Dedicated to covering the visual arts community in Connecticut.

Thursday, May 19, 2011

Oil and Wax: Sunday opening at Kehler Liddell Gallery

Kehler Liddell Gallery
873 Whalley Ave., New Haven, (203) 389-9555
Joseph Adolphe: New Paintings
Rod Cook: New Work
May 19—June 19, 2011.
Opening reception: Sun., May 22, 3—6 p.m. Artist talk at 3:30 p.m.

Press release

Kehler Liddell Gallery is pleased to present new paintings by Joseph Adolphe that measure the speed, agility and muscularity of two stoic beasts: the horse and the bull. For his third show, Adolphe works in a classic Expressionist style, building exaggerated palettes and movements with his brush and palette knife that relate his unique vision and emotional response to these creatures. At 5 x 5 feet, the paintings make profound impacts on the viewer and reward those who linger long enough to reflect on the freedom and vitality of nature operating at full force.

The new work relates to Adolphe's interest in making paintings that measure the relationship between movement and stillness-- between solid forms and transient, ephemeral forms. A curiosity of "what is real!—or more specifically, how one can pursue the unreal through the real drives his practice.

Adolphe was born in Calgary, Alberta Canada in 1968. He moved to NYC in 1992 to attend the School of Visual arts, where he received an MFA in 1994. His work is in several corporate collections, but mostly in the homes of some very good people. He currently teaches drawing and painting in the Department of Fine Arts at St. John's University in New York, and lives with his wife and six children in the Westville section of New Haven.

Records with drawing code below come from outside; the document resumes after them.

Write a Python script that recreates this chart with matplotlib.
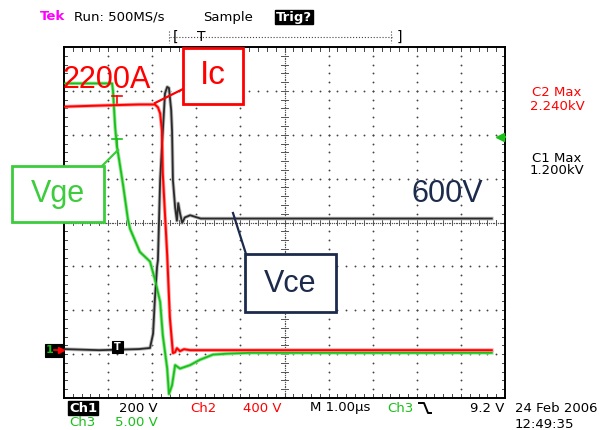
import numpy as np
import matplotlib
matplotlib.use('Agg')
import matplotlib.pyplot as plt
from matplotlib.lines import Line2D
from matplotlib.patches import Rectangle
from matplotlib.transforms import Affine2D

# Scope settings (per division)
vce_scale = 200.0   # Ch1, V/div
ic_scale = 400.0    # Ch2, V/div
vge_scale = 5.0     # Ch3, V/div
ground_div = 1.09   # common ground marker, divisions from bottom

# Ch1: Vce, time in us (1.00 us/div)
t_vce = [0, 0.8, 1.7, 1.95, 2.02, 2.06, 2.11, 2.13, 2.18, 2.22, 2.29, 2.34, 2.38,
         2.43, 2.45, 2.47, 2.52, 2.56, 2.59, 2.63, 2.68, 2.74, 2.86, 3.1, 9.7]
vce = [5, 0, 5, 10, 75, 230, 380, 410, 775, 925, 1170, 1200, 1195,
       1095, 1000, 775, 650, 590, 670, 625, 580, 605, 615, 600, 600]

# Ch2: Ic (probe output shown in V)
t_ic = [0, 0.8, 1.7, 2.06, 2.13, 2.18, 2.22, 2.24, 2.34, 2.40, 2.47, 2.52,
        2.56, 2.63, 2.72, 2.86, 9.7]
ic = [2220, 2230, 2240, 2240, 2214, 2159, 2004, 1612, 866, 301, -27, -18,
      18, -9, 9, 0, 0]

# Ch3: Vge
t_vge = [0, 1.09, 1.11, 1.16, 1.20, 1.25, 1.34, 1.45, 1.50, 1.72, 1.95, 2.06,
         2.18, 2.24, 2.34, 2.38, 2.45, 2.52, 2.63, 2.86, 3.08, 3.38, 3.70, 4.22, 9.7]
vge = [30.6, 30.6, 29.8, 25.6, 23.4, 21.9, 19.0, 15.1, 14.0, 11.4, 10.3, 8.3,
       5.7, 1.9, -1.9, -4.8, -3.8, -1.5, -1.9, -1.5, -0.9, -0.3, -0.2, -0.1, -0.1]

W, H = 606, 430
fig = plt.figure(figsize=(W / 100, H / 100), dpi=100)
fig.patch.set_facecolor('white')
# pixel coordinates measured from top-left of the image
pix = Affine2D().scale(1 / W, -1 / H).translate(0, 1) + fig.transFigure

L, R, T, B = 64, 505, 47, 398
ax = fig.add_axes([L / W, 1 - B / H, (R - L) / W, (B - T) / H])
ax.set_xlim(0, 10)
ax.set_ylim(0, 8)
ax.set_xticks([])
ax.set_yticks([])
for s in ax.spines.values():
    s.set_linewidth(1.4)
    s.set_color('black')

# graticule: dotted division lines
dots_x, dots_y = [], []
for gx in range(1, 10):
    if gx == 5:
        continue
    for gy in np.arange(0, 8.01, 0.2):
        dots_x.append(gx)
        dots_y.append(gy)
for gy in range(1, 8):
    if gy == 4:
        continue
    for gx in np.arange(0, 10.01, 0.2):
        dots_x.append(gx)
        dots_y.append(gy)
ax.scatter(dots_x, dots_y, s=1.8, color='#444444', lw=0, zorder=1)

# centre cross with fine ticks
cx = np.arange(0, 10.01, 0.04)
cy = np.arange(0, 8.01, 0.04)
ax.scatter(cx, np.full_like(cx, 4), s=0.9, color='#555555', lw=0, zorder=1)
ax.scatter(np.full_like(cy, 5), cy, s=0.9, color='#555555', lw=0, zorder=1)
for gx in np.arange(0.2, 10, 0.2):
    ax.plot([gx, gx], [3.94, 4.06], color='#555555', lw=0.7, zorder=1)
    ax.plot([gx, gx], [0, 0.08], color='#444444', lw=0.7, zorder=1)
    ax.plot([gx, gx], [7.92, 8], color='#444444', lw=0.7, zorder=1)
for gy in np.arange(0.2, 8, 0.2):
    ax.plot([4.93, 5.07], [gy, gy], color='#555555', lw=0.7, zorder=1)
    ax.plot([0, 0.06], [gy, gy], color='#444444', lw=0.7, zorder=1)
    ax.plot([9.94, 10], [gy, gy], color='#444444', lw=0.7, zorder=1)

# traces
vce_div = np.array(vce) / vce_scale + ground_div
ic_div = np.array(ic) / ic_scale + ground_div
vge_div = np.array(vge) / vge_scale + ground_div - 0.04
ax.plot(t_vce, vce_div, color='#bbbbbb', lw=2.6, zorder=2)
ax.plot(t_vce, vce_div, color='#2a2a2a', lw=1.3, zorder=3)
ax.plot(t_vge, vge_div, color='#99e699', lw=2.6, zorder=2)
ax.plot(t_vge, vge_div, color='#18c018', lw=1.3, zorder=4)
ax.plot(t_ic, ic_div, color='#ff9999', lw=2.6, zorder=2)
ax.plot(t_ic, ic_div, color='#ff0000', lw=1.4, zorder=5)

FS = 9.5
fnt = 'DejaVu Sans'

def ptext(x, y, s, color='black', size=FS, ha='left', **kw):
    fig.text(x, y, s, transform=pix, color=color, fontsize=size, ha=ha,
             va='center', family=fnt, zorder=8, **kw)

def pline(xs, ys, color, lw=1.5, **kw):
    fig.add_artist(Line2D(xs, ys, transform=pix, color=color, lw=lw, **kw))

def pbox(x0, y0, x1, y1, edge, lw=2.0, face='white'):
    fig.add_artist(Rectangle((x0, y0), x1 - x0, y1 - y0, transform=pix,
                             facecolor=face, edgecolor=edge, lw=lw, zorder=6))

# header
ptext(40, 17, 'Tek', color='#ff00ff', weight='bold')
ptext(74, 17, 'Run: 500MS/s')
ptext(203, 17, 'Sample')
ptext(276, 17, 'Trig?', color='white', weight='bold',
      bbox=dict(facecolor='black', edgecolor='black', pad=0.6))
pline([170, 392], [37, 37], '#444444', lw=0.8, ls=':')
pline([169, 169], [31, 43], '#444444', lw=0.8, ls=':')
pline([391, 391], [31, 43], '#444444', lw=0.8, ls=':')
ptext(173, 37, '[', size=10)
ptext(397, 37, ']', size=10)
ptext(201, 37, 'T', size=10, ha='center')

# right readouts
ptext(557, 93, 'C2 Max', color='#ff0000', ha='center')
ptext(557, 106, '2.240kV', color='#ff0000', ha='center')
ptext(557, 158, 'C1 Max', ha='center')
ptext(557, 171, '1.200kV', ha='center')
fig.add_artist(Line2D([500], [137], transform=pix, marker='<', ms=6,
                      color='#18c018', lw=0))
pline([499, 505], [137, 137], '#18c018', lw=1.5)

# bottom readouts
ptext(69, 408, 'Ch1', color='white', weight='bold',
      bbox=dict(facecolor='black', edgecolor='black', pad=0.6))
ptext(119, 408, '200 V')
ptext(190, 408, 'Ch2', color='#ff0000')
ptext(243, 408, '400 V', color='#ff0000')
ptext(310, 408, 'M 1.00\u00b5s')
ptext(387, 408, 'Ch3', color='#18c018')
pline([419, 424, 428, 431], [403, 403, 413, 413], 'black', lw=1.4)
ptext(504, 408, '9.2 V', ha='right')
ptext(69, 423, 'Ch3', color='#18c018')
ptext(115, 423, '5.00 V', color='#18c018')
ptext(515, 409, '24 Feb 2006')
ptext(515, 425, '12:49:35')

# ground / trigger markers
pbox(45, 344, 63, 357, 'black', lw=0.8, face='black')
ptext(50, 350, '1', color='#18c018', size=8, ha='center', weight='bold')
pline([54, 61], [350, 350], '#ff0000', lw=1.2, zorder=8)
fig.add_artist(Line2D([61], [350], transform=pix, marker='>', ms=4,
                      color='#ff0000', lw=0, zorder=8))
pbox(112, 341, 123, 353, 'black', lw=0.8, face='black')
ptext(117.5, 347, 'T', color='white', size=7, ha='center', weight='bold')
pline([112, 122], [96, 96], '#ff0000', lw=1.2)
pline([117, 117], [96, 103], '#ff0000', lw=1.2)
pline([112, 122], [139, 139], '#18c018', lw=1.2)
pline([117, 117], [139, 146], '#18c018', lw=1.2)

# annotations
navy = '#1c2a4c'
agreen = '#3ccc3c'
fig.text(62, 80, '2200A', transform=pix, color='#ff0000', fontsize=22,
         family='Liberation Sans', va='center', ha='left')
fig.text(447, 194, '600V', transform=pix, color=navy, fontsize=22,
         family='Liberation Sans', va='center', ha='center')

pline([155, 183], [103, 89], '#ff0000', lw=1.6)
pbox(183, 48, 243, 104, '#ff0000')
fig.text(213, 76, 'Ic', transform=pix, color='#ff0000', fontsize=24,
         family='Liberation Sans', va='center', ha='center', zorder=7)

pline([102, 118], [166, 150], agreen, lw=1.6)
pbox(12, 166, 104, 222, agreen)
fig.text(58, 194, 'Vge', transform=pix, color=agreen, fontsize=22,
         family='Liberation Sans', va='center', ha='center', zorder=7)

pline([246, 233], [254, 213], navy, lw=1.6)
pbox(245, 254, 336, 312, navy)
fig.text(290, 284, 'Vce', transform=pix, color=navy, fontsize=22,
         family='Liberation Sans', va='center', ha='center', zorder=7)

fig.savefig('out.png', dpi=100)
plt.close(fig)
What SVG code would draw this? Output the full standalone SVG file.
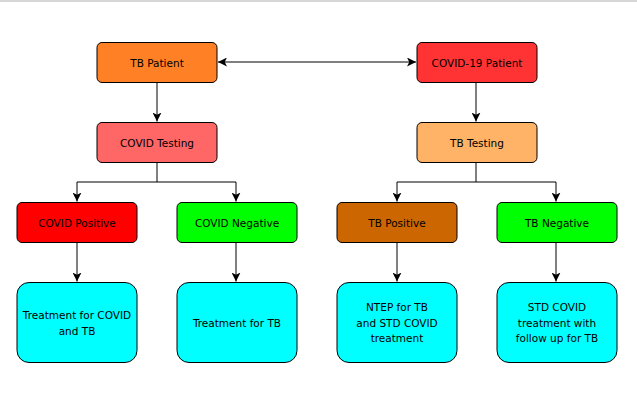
<svg xmlns="http://www.w3.org/2000/svg" width="637" height="400" viewBox="0 0 637 400">
<style>
.box{stroke:#000;stroke-width:1}
.t{font-family:"DejaVu Sans","Liberation Sans",sans-serif;font-size:10.5px;fill:#000;text-anchor:middle;dominant-baseline:central}
.c{fill:none;stroke:#000;stroke-width:1}
</style>
<defs>
<marker id="ah" viewBox="0 0 10 10" refX="10" refY="5" markerWidth="9" markerHeight="9" markerUnits="userSpaceOnUse" orient="auto-start-reverse">
<path d="M0,0 L10,5 L0,10 L2.5,5 z" fill="#000"/>
</marker>
</defs>
<rect x="0" y="0" width="637" height="400" fill="#fff"/>
<line x1="0" y1="1" x2="637" y2="1" stroke="#d6d6d6" stroke-width="2"/>
<g id="connectors">
<line class="c" x1="218" y1="62" x2="416" y2="62" marker-start="url(#ah)" marker-end="url(#ah)"/>
<line class="c" x1="157" y1="82" x2="157" y2="121.5" marker-end="url(#ah)"/>
<line class="c" x1="476" y1="82" x2="476" y2="121.5" marker-end="url(#ah)"/>
<polyline class="c" points="157,162 157,182 77,182 77,201.5" marker-end="url(#ah)"/>
<polyline class="c" points="157,182 236,182 236,201.5" marker-end="url(#ah)"/>
<polyline class="c" points="476,162 476,182 397,182 397,201.5" marker-end="url(#ah)"/>
<polyline class="c" points="476,182 556,182 556,201.5" marker-end="url(#ah)"/>
<line class="c" x1="77" y1="242" x2="77" y2="281.5" marker-end="url(#ah)"/>
<line class="c" x1="236" y1="242" x2="236" y2="281.5" marker-end="url(#ah)"/>
<line class="c" x1="397" y1="242" x2="397" y2="281.5" marker-end="url(#ah)"/>
<line class="c" x1="556" y1="242" x2="556" y2="281.5" marker-end="url(#ah)"/>
</g>
<g id="tb-patient"><rect class="box" x="97" y="42.5" width="120" height="40" rx="5" fill="#FF8025"/><text class="t" x="157" y="62.5">TB Patient</text></g>
<g id="covid19-patient"><rect class="box" x="417" y="42.5" width="120" height="40" rx="5" fill="#FF3333"/><text class="t" x="477" y="62.5">COVID-19 Patient</text></g>
<g id="covid-testing"><rect class="box" x="97" y="122.5" width="120" height="40" rx="5" fill="#FF6666"/><text class="t" x="157" y="142.5">COVID Testing</text></g>
<g id="tb-testing"><rect class="box" x="417" y="122.5" width="120" height="40" rx="5" fill="#FFB366"/><text class="t" x="477" y="142.5">TB Testing</text></g>
<g id="covid-positive"><rect class="box" x="17" y="202.5" width="120" height="40" rx="5" fill="#FF0000"/><text class="t" x="77" y="222.5">COVID Positive</text></g>
<g id="covid-negative"><rect class="box" x="177" y="202.5" width="120" height="40" rx="5" fill="#00FF00"/><text class="t" x="237" y="222.5">COVID Negative</text></g>
<g id="tb-positive"><rect class="box" x="337" y="202.5" width="120" height="40" rx="5" fill="#CC6600"/><text class="t" x="397" y="222.5">TB Positive</text></g>
<g id="tb-negative"><rect class="box" x="497" y="202.5" width="120" height="40" rx="5" fill="#00FF00"/><text class="t" x="557" y="222.5">TB Negative</text></g>
<g id="treat-covid-tb"><rect class="box" x="17" y="282.5" width="120" height="80" rx="12" fill="#00FFFF"/><text class="t" x="77" y="314.5">Treatment for COVID</text><text class="t" x="77" y="330.5">and TB</text></g>
<g id="treat-tb"><rect class="box" x="177" y="282.5" width="120" height="80" rx="12" fill="#00FFFF"/><text class="t" x="237" y="322.5">Treatment for TB</text></g>
<g id="ntep"><rect class="box" x="337" y="282.5" width="120" height="80" rx="12" fill="#00FFFF"/><text class="t" x="397" y="307">NTEP for TB</text><text class="t" x="397" y="322.5">and STD COVID</text><text class="t" x="397" y="338">treatment</text></g>
<g id="std-covid"><rect class="box" x="497" y="282.5" width="120" height="80" rx="12" fill="#00FFFF"/><text class="t" x="557" y="307">STD COVID</text><text class="t" x="557" y="322.5">treatment with</text><text class="t" x="557" y="338">follow up for TB</text></g>
</svg>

Kehler Liddell Gallery is pleased to present new photographs by Rod Cook that convey the subtle role of the pose, jest and gaze in full body portraiture. With references to Art Deco, Art Nouveau, Pre-Raphaelite Renaissance painting, the Classic Pinup, Studio Fashion and Pictorialist Photography, Cookʼs female nudes, draped in rich, exotic fabrics stretch across his compositions in dramatic, choreographed positions that idealize the feminine form. Ranging in size from an intimate 8 x 16 inches to a life sized 36 x 70 inches, his models communicate diverse personas, from the commanding blue-eyed femme fatale to the gentle portrait of a seated woman.

Cook uses his photographs as source material. His inventive process involves applying layers of wax to the surface of each photograph, encasing the image in a soft balm that he hand dyes to highlight specific areas. The use of carefully appointed color references early hand-painted photographs, and acts as a metaphor for the aesthetic preparation of his models.

Cook worked in commercial and fashion photography in New York for the first twenty-five years of his career. He has had one person shows at galleries in New York, Chicago, Los Angeles, Petaluma, Houston, New Orleans, Aspen, Woodstock, Norwalk, and New Haven. His work is represented in the Graham Nash, University of Chicago, and the Cherye R. and James F. Pierce Collections. He has been published in BXW Magazine, 21st, The Journal of Contemporary Photography, Photo Design Magazine, Popular Photography Annual, Photo District News and In Celebration of Light. He currently lives and works in Bridgeport, CT.